One of the ways we enhance standardization is by having exam committees determine specific performance elements (essential points an examinee should mention to demonstrate full understanding) for each case. A second method is by holding category meetings before and after the exam periods to establish common ground for the examiners for the subspecialty case set in that portion of the exam.
There are separate content categories in each radiology discipline. Each category is the subject of a videoconference session (20 to 30 minutes in duration) between one examiner and one candidate. The examiner determines a composite score for the category, which is an average of the individual scores for the cases discussed during the session. Examiners assign case scores as whole numbers between 68 and 72. A passing score would be at or above the standard threshold (70).

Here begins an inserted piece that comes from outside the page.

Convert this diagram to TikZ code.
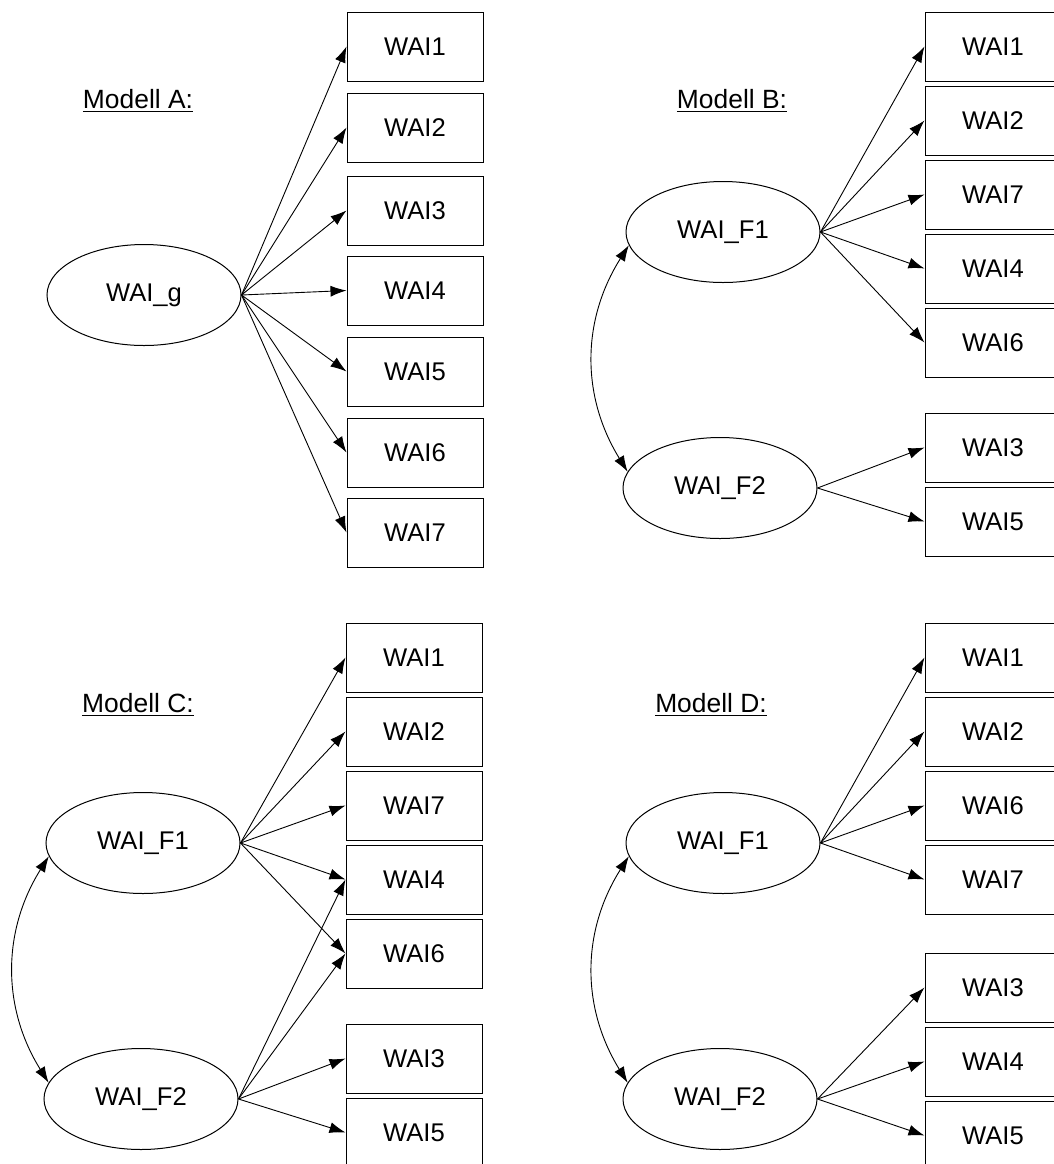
\documentclass[tikz,border=0pt]{standalone}
\usepackage{fontspec}
\setmainfont{Liberation Sans}
\usetikzlibrary{positioning,shapes.geometric,arrows.meta}
\tikzset{%
  latent/.style={ellipse,draw,line width=.5pt,minimum width=97pt,minimum height=50.5pt,inner sep=0pt,font=\fontsize{12.8}{14}\selectfont},
  item/.style={rectangle,draw,line width=.5pt,minimum width=68pt,minimum height=34.5pt,inner sep=0pt,font=\fontsize{12.8}{14}\selectfont},
  modtitle/.style={font=\fontsize{13.2}{15}\selectfont},
  load/.style={line width=.45pt,-{Latex[length=8pt,width=5.5pt]}},
  cov/.style={line width=.45pt,{Latex[length=8pt,width=5.5pt]}-{Latex[length=8pt,width=5.5pt]}}
}

\begin{document}
\begin{tikzpicture}[x=0.5pt,y=-0.5pt]
  \useasboundingbox (0,0) rectangle (1054,1164);
  \clip (0,0) rectangle (1054,1164);

  % Modell A
  \node[modtitle] (tA) at (138,101) {\underline{Modell A:}};
  \node[latent] (aG) at (144,295) {WAI\_g};
  \node[item] (a1) at (415,46.5) {WAI1};
  \node[item,below=5.5pt of a1] (a2) {WAI2};
  \node[item,below=6.5pt of a2] (a3) {WAI3};
  \node[item,below=5pt of a3] (a4) {WAI4};
  \node[item,below=5.5pt of a4] (a5) {WAI5};
  \node[item,below=5.5pt of a5] (a6) {WAI6};
  \node[item,below=5pt of a6] (a7) {WAI7};
  \draw[load] (aG.east) -- (a1.west);
  \draw[load] (aG.east) -- (a2.west);
  \draw[load] (aG.east) -- (a3.west);
  \draw[load] (aG.east) -- (a4.west);
  \draw[load] (aG.east) -- (a5.west);
  \draw[load] (aG.east) -- (a6.west);
  \draw[load] (aG.east) -- (a7.west);

  % Modell B
  \node[modtitle] (tB) at (732,101) {\underline{Modell B:}};
  \node[latent] (bF1) at (723,232) {WAI\_F1};
  \node[latent] (bF2) at (720,488) {WAI\_F2};
  \node[item] (b1) at (993,46.5) {WAI1};
  \node[item,below=2pt of b1] (b2) {WAI2};
  \node[item,below=2pt of b2] (b7) {WAI7};
  \node[item,below=2pt of b7] (b4) {WAI4};
  \node[item,below=2pt of b4] (b6) {WAI6};
  \node[item] (b3) at (993,447.5) {WAI3};
  \node[item,below=2pt of b3] (b5) {WAI5};
  \draw[load] (bF1.east) -- (b1.west);
  \draw[load] (bF1.east) -- (b2.west);
  \draw[load] (bF1.east) -- (b7.west);
  \draw[load] (bF1.east) -- (b4.west);
  \draw[load] (bF1.east) -- (b6.west);
  \draw[load] (bF2.east) -- (b3.west);
  \draw[load] (bF2.east) -- (b5.west);
  \draw[cov] (bF1.188) to[bend right=32] (bF2.170);

  % Modell C
  \node[modtitle] (tC) at (138,705) {\underline{Modell C:}};
  \node[latent] (cF1) at (143,843) {WAI\_F1};
  \node[latent] (cF2) at (141,1099) {WAI\_F2};
  \node[item] (c1) at (414,657.5) {WAI1};
  \node[item,below=2pt of c1] (c2) {WAI2};
  \node[item,below=2pt of c2] (c7) {WAI7};
  \node[item,below=2pt of c7] (c4) {WAI4};
  \node[item,below=2pt of c4] (c6) {WAI6};
  \node[item] (c3) at (414,1058.5) {WAI3};
  \node[item,below=2pt of c3] (c5) {WAI5};
  \draw[load] (cF1.east) -- (c1.west);
  \draw[load] (cF1.east) -- (c2.west);
  \draw[load] (cF1.east) -- (c7.west);
  \draw[load] (cF1.east) -- (c4.west);
  \draw[load] (cF1.east) -- (c6.west);
  \draw[load] (cF2.east) -- (c4.west);
  \draw[load] (cF2.east) -- (c6.west);
  \draw[load] (cF2.east) -- (c3.west);
  \draw[load] (cF2.east) -- (c5.west);
  \draw[cov] (cF1.188) to[bend right=32] (cF2.170);

  % Modell D
  \node[modtitle] (tD) at (711,705) {\underline{Modell D:}};
  \node[latent] (dF1) at (723,843) {WAI\_F1};
  \node[latent] (dF2) at (720,1099) {WAI\_F2};
  \node[item] (d1) at (993,657.5) {WAI1};
  \node[item,below=2pt of d1] (d2) {WAI2};
  \node[item,below=2pt of d2] (d6) {WAI6};
  \node[item,below=2pt of d6] (d7) {WAI7};
  \node[item] (d3) at (993,987.5) {WAI3};
  \node[item,below=2pt of d3] (d4) {WAI4};
  \node[item,below=2pt of d4] (d5) {WAI5};
  \draw[load] (dF1.east) -- (d1.west);
  \draw[load] (dF1.east) -- (d2.west);
  \draw[load] (dF1.east) -- (d6.west);
  \draw[load] (dF1.east) -- (d7.west);
  \draw[load] (dF2.east) -- (d3.west);
  \draw[load] (dF2.east) -- (d4.west);
  \draw[load] (dF2.east) -- (d5.west);
  \draw[cov] (dF1.188) to[bend right=32] (dF2.170);
\end{tikzpicture}
\end{document}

This reinforces that passing the exam does not require perfection, but it does require demonstrating the competence to function independently, effectively, and safely in service to patients. To avoid crosstalk bias, the examiner commits to the score before seeing the scores of the other examiners who met with the same candidate. In medical physics, each of a candidate’s five examiners asks one question from each of five categories. The composite score for each category is the average of the scores from the five examiners.
Across all four disciplines (including diagnostic radiology, with the upcoming return to the DR oral exam in 2028), 68 corresponds to a performance that is “absolutely unsatisfactory,” 69 is “marginally unsatisfactory,” 70 is “satisfactory,” 71 is “good,” and 72 is “outstanding.” Because the score is based on multiple cases within a category, a poor performance on one case can usually be offset by a better performance on one or more other cases; a candidate rarely fails because of errors in discussing a single case.

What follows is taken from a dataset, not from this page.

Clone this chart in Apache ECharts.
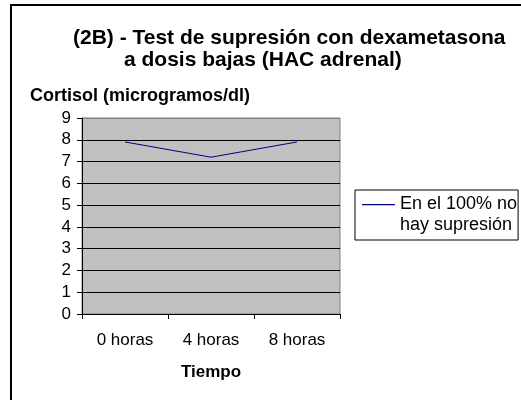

Scoring details vary depending on the discipline (and the specific case being discussed). In radiation oncology, a passing score (70 or better) requires some combination of clinical and imaging assessment, consideration of the appropriateness of treatment options and planning, and recognition of relevant safety concerns (including organ-at-risk). In interventional radiology, cases require reasonable synthesis of clinical and imaging findings, appropriate treatment planning (including risks vs benefits), procedural technique, and the avoidance and treatment of potential complications. In medical physics, a passing score requires the candidate to demonstrate knowledge of clinical medical physics methods, imaging and treatment procedures, equipment performance, radiation protection standards, QA procedures, and problem-solving skills. For diagnostic radiology, most cases initially focus on observation (identification of the finding, its relevant features, and pertinent negatives). This is followed by synthesis (describing how the specific features of the finding[s] allow one to formulate a differential diagnosis, and proposing the most likely diagnosis), and subsequently by management (e.g., correctly identifying the need for additional imaging, biopsy, appropriate referral, etc.). Candidates will vary in the degree to which they may need prompting or redirection, but most of the exam experience attempts to replicate the communication and clinical skills that are expected of individuals who have successfully completed a rigorous training program.

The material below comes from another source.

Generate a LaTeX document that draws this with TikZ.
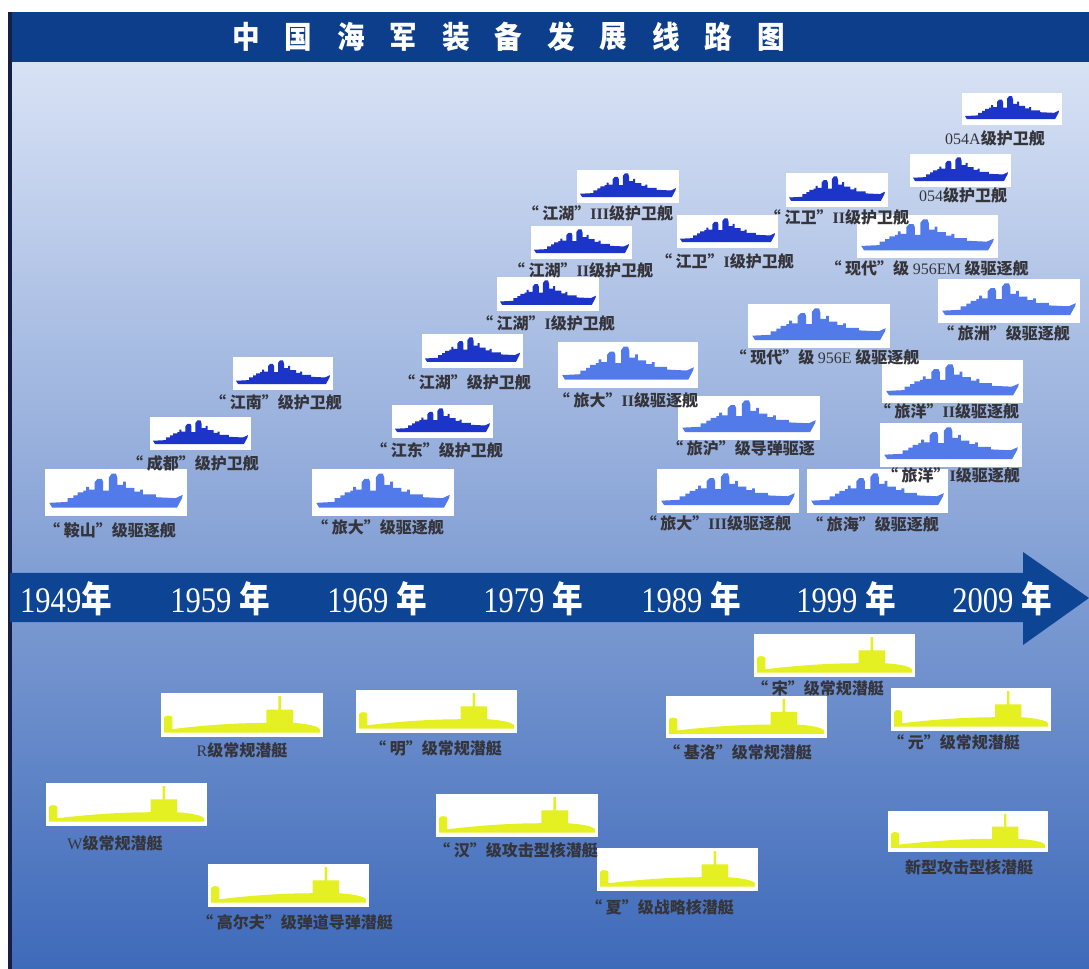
\documentclass[tikz,border=0pt]{standalone}
\usepackage{fontspec}
\usepackage{tikz}
\setmainfont{Liberation Serif}
\newfontfamily\cjk{Noto Sans CJK SC}

\definecolor{titleblue}{RGB}{12,62,140}
\definecolor{arrowblue}{RGB}{14,68,148}
\definecolor{frigateblue}{RGB}{28,52,200}
\definecolor{destroyerblue}{RGB}{82,122,232}
\definecolor{subyellow}{RGB}{228,240,34}
\definecolor{labelgray}{RGB}{52,52,58}
\definecolor{bgtop}{RGB}{216,226,245}
\definecolor{bgmid}{RGB}{134,154,210}
\definecolor{bgbot}{RGB}{62,106,186}
\definecolor{edgenavy}{RGB}{20,30,70}

% side views, drawn in a unit box (y grows downwards)
\newcommand{\hullshape}{(0.03,0.72) -- (0.16,0.70) -- (0.16,0.62) -- (0.20,0.62) -- (0.20,0.56) -- (0.23,0.56) -- (0.23,0.50) -- (0.27,0.50) -- (0.27,0.46) -- (0.29,0.46) -- (0.29,0.38) -- (0.31,0.38) -- (0.31,0.44) -- (0.35,0.44) -- (0.35,0.28) -- (0.37,0.21) -- (0.40,0.21) -- (0.41,0.28) -- (0.41,0.46) -- (0.45,0.46) -- (0.45,0.18) -- (0.47,0.10) -- (0.50,0.10) -- (0.51,0.20) -- (0.51,0.34) -- (0.55,0.34) -- (0.55,0.27) -- (0.57,0.27) -- (0.57,0.40) -- (0.63,0.40) -- (0.63,0.48) -- (0.67,0.48) -- (0.67,0.44) -- (0.69,0.44) -- (0.69,0.54) -- (0.78,0.54) -- (0.78,0.60) -- (0.92,0.62) -- (0.97,0.55) -- (0.965,0.62) -- (0.93,0.82) -- (0.05,0.82) -- cycle}
\newcommand{\subshape}{(0.02,0.90) -- (0.02,0.56) .. controls (0.02,0.50) and (0.07,0.50) .. (0.07,0.56) -- (0.07,0.82) .. controls (0.25,0.74) and (0.45,0.68) .. (0.65,0.68) -- (0.65,0.38) -- (0.725,0.38) -- (0.725,0.07) -- (0.74,0.07) -- (0.74,0.38) -- (0.815,0.38) -- (0.815,0.68) .. controls (0.90,0.70) and (0.97,0.75) .. (0.98,0.82) -- (0.98,0.90) -- cycle}

% white card with a silhouette: name, shape, colour, x, y, width, height
\newcommand{\vessel}[7]{%
  \node[card, minimum width=#6*0.75pt, minimum height=#7*0.75pt] (#1) at (#4,#5) {};
  \begin{scope}[shift={(#4,#5)}, xscale=#6, yscale=#7]
    \fill[#3] #2;
  \end{scope}}
\newcommand{\rn}[1]{{\rmfamily\mdseries #1}}
\newcommand{\cls}[1]{{\rmfamily\bfseries #1}}

\tikzset{
  card/.style={fill=white, inner sep=0pt, outer sep=0pt, anchor=north west},
  shiplabel/.style={text=labelgray, font=\cjk\bfseries\fontsize{12}{12}\selectfont, inner sep=0pt},
  titlechar/.style={text=white, font=\cjk\bfseries\fontsize{23}{23}\selectfont, inner sep=0pt, xscale=0.9},
  yearlabel/.style={text=white, font=\fontsize{27}{27}\selectfont, inner sep=0pt, xscale=0.85}
}

\begin{document}
\begin{tikzpicture}[x=0.75pt,y=0.75pt,yscale=-1,xscale=1]
\useasboundingbox (0,0) rectangle (1089,969);
\fill[white] (0,0) rectangle (1089,969);

%Shape: Rectangle [id:background]
\shade[top color=bgtop, middle color=bgmid, bottom color=bgbot] (10,62) rectangle (1089,969);
%Shape: Rectangle [id:titlebar]
\fill[titleblue] (10,12) rectangle (1089,62);
%Straight Lines [id:leftedge]
\draw[edgenavy, line width=2.5] (10,12) -- (10,969);

% Title
\foreach \ch [count=\i from 0] in {中,国,海,军,装,备,发,展,线,路,图}
  \node[titlechar] (title\i) at (246+52.5*\i,37) {\ch};

%Shape: Arrow [id:timeline]
\fill[arrowblue] (10,573) -- (1023,573) -- (1023,552) -- (1089,598) -- (1023,645) -- (1023,622) -- (10,622) -- cycle;

% Years
\foreach \yr/\xc in {1949/66,1959/220,1969/377,1979/533,1989/691,1999/846,2009/1002}
  \node[yearlabel] (year\yr) at (\xc,599) {\yr\ifnum\yr>1949\ \fi{\cjk\bfseries 年}};

% Frigates
\vessel{chengdu}{\hullshape}{frigateblue}{150}{417}{101}{33}
\vessel{jiangnan}{\hullshape}{frigateblue}{233}{357}{100}{33}
\vessel{jiangdong}{\hullshape}{frigateblue}{392}{405}{101}{33}
\vessel{jianghu}{\hullshape}{frigateblue}{422}{334}{101}{34}
\vessel{jianghuA}{\hullshape}{frigateblue}{497}{277}{102}{34}
\vessel{jianghuB}{\hullshape}{frigateblue}{531}{226}{101}{33}
\vessel{jianghuC}{\hullshape}{frigateblue}{577}{170}{102}{33}
\vessel{jiangweiA}{\hullshape}{frigateblue}{677}{215}{101}{33}
\vessel{jiangweiB}{\hullshape}{frigateblue}{786}{173}{102}{34}
\vessel{ff054}{\hullshape}{frigateblue}{910}{154}{101}{33}
\vessel{ff054a}{\hullshape}{frigateblue}{962}{93}{100}{32}

% Destroyers
\vessel{anshan}{\hullshape}{destroyerblue}{45}{469}{142}{47}
\vessel{luda}{\hullshape}{destroyerblue}{312}{469}{142}{47}
\vessel{ludaB}{\hullshape}{destroyerblue}{558}{342}{140}{46}
\vessel{luhu}{\hullshape}{destroyerblue}{678}{396}{142}{44}
\vessel{ludaC}{\hullshape}{destroyerblue}{657}{469}{142}{44}
\vessel{luhai}{\hullshape}{destroyerblue}{807}{469}{141}{44}
\vessel{xiandaiE}{\hullshape}{destroyerblue}{748}{304}{142}{44}
\vessel{xiandaiEM}{\hullshape}{destroyerblue}{857}{215}{141}{43}
\vessel{luzhou}{\hullshape}{destroyerblue}{938}{279}{142}{44}
\vessel{luyangB}{\hullshape}{destroyerblue}{882}{360}{141}{43}
\vessel{luyangA}{\hullshape}{destroyerblue}{880}{423}{142}{44}

% Submarines
\vessel{subR}{\subshape}{subyellow}{161}{693}{162}{44}
\vessel{subW}{\subshape}{subyellow}{46}{783}{161}{43}
\vessel{golf}{\subshape}{subyellow}{208}{864}{161}{43}
\vessel{ming}{\subshape}{subyellow}{356}{690}{161}{43}
\vessel{han}{\subshape}{subyellow}{436}{794}{162}{43}
\vessel{xia}{\subshape}{subyellow}{597}{848}{161}{43}
\vessel{song}{\subshape}{subyellow}{754}{634}{161}{43}
\vessel{kilo}{\subshape}{subyellow}{666}{696}{161}{42}
\vessel{yuan}{\subshape}{subyellow}{891}{688}{160}{43}
\vessel{newssn}{\subshape}{subyellow}{888}{811}{160}{41}

% Text Node
\node[shiplabel] (chengdu-t) at (193,463) {“ 成都”级护卫舰};
\node[shiplabel] (jiangnan-t) at (276,402) {“ 江南”级护卫舰};
\node[shiplabel] (jiangdong-t) at (437,450) {“ 江东”级护卫舰};
\node[shiplabel] (jianghu-t) at (465,382) {“ 江湖”级护卫舰};
\node[shiplabel] (jianghuA-t) at (546,323) {“ 江湖”\cls{I}级护卫舰};
\node[shiplabel] (jianghuB-t) at (581,270) {“ 江湖”\cls{II}级护卫舰};
\node[shiplabel] (jianghuC-t) at (598,213) {“ 江湖”\cls{III}级护卫舰};
\node[shiplabel] (jiangweiA-t) at (725,261) {“ 江卫”\cls{I}级护卫舰};
\node[shiplabel] (jiangweiB-t) at (837,217) {“ 江卫”\cls{II}级护卫舰};
\node[shiplabel] (ff054-t) at (963,195) {\rn{054}级护卫舰};
\node[shiplabel] (ff054a-t) at (995,138) {\rn{054A}级护卫舰};
% Text Node
\node[shiplabel] (anshan-t) at (110,530) {“ 鞍山”级驱逐舰};
\node[shiplabel] (luda-t) at (378,527) {“ 旅大”级驱逐舰};
\node[shiplabel] (ludaB-t) at (626,400) {“ 旅大”\cls{II}级驱逐舰};
\node[shiplabel] (luhu-t) at (741,448) {“ 旅沪”级导弹驱逐};
\node[shiplabel] (ludaC-t) at (716,523) {“ 旅大”\cls{III}级驱逐舰};
\node[shiplabel] (luhai-t) at (873,524) {“ 旅海”级驱逐舰};
\node[shiplabel] (xiandaiE-t) at (825,357) {“ 现代”级 \rn{956E} 级驱逐舰};
\node[shiplabel] (xiandaiEM-t) at (927,268) {“ 现代”级 \rn{956EM} 级驱逐舰};
\node[shiplabel] (luzhou-t) at (1004,333) {“ 旅洲”级驱逐舰};
\node[shiplabel] (luyangB-t) at (947,411) {“ 旅洋”\cls{II}级驱逐舰};
\node[shiplabel] (luyangA-t) at (951,475) {“ 旅洋”\cls{I}级驱逐舰};
% Text Node
\node[shiplabel] (subR-t) at (242,750) {\rn{R}级常规潜艇};
\node[shiplabel] (subW-t) at (115,843) {\rn{W}级常规潜艇};
\node[shiplabel] (golf-t) at (295,922) {“ 高尔夫”级弹道导弹潜艇};
\node[shiplabel] (ming-t) at (436,748) {“ 明”级常规潜艇};
\node[shiplabel] (han-t) at (516,850) {“ 汉”级攻击型核潜艇};
\node[shiplabel] (xia-t) at (660,907) {“ 夏”级战略核潜艇};
\node[shiplabel] (song-t) at (818,688) {“ 宋”级常规潜艇};
\node[shiplabel] (kilo-t) at (738,752) {“ 基洛”级常规潜艇};
\node[shiplabel] (yuan-t) at (954,742) {“ 元”级常规潜艇};
\node[shiplabel] (newssn-t) at (969,867) {新型攻击型核潜艇};

\end{tikzpicture}
\end{document}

Many new examiners are surprised to learn that the oral exams are far more consistent and objective than they might seem on the surface. Multiple data points for each category and independent determinations made by the examiners in multiple distinct sessions lead to results that typically vary little across a candidate’s aggregate performance. This is not unexpected; one would anticipate that a candidate whose abilities to apply a depth of knowledge and sound reasoning in one area would be able to demonstrate those same skills in another portion of the domain within their discipline.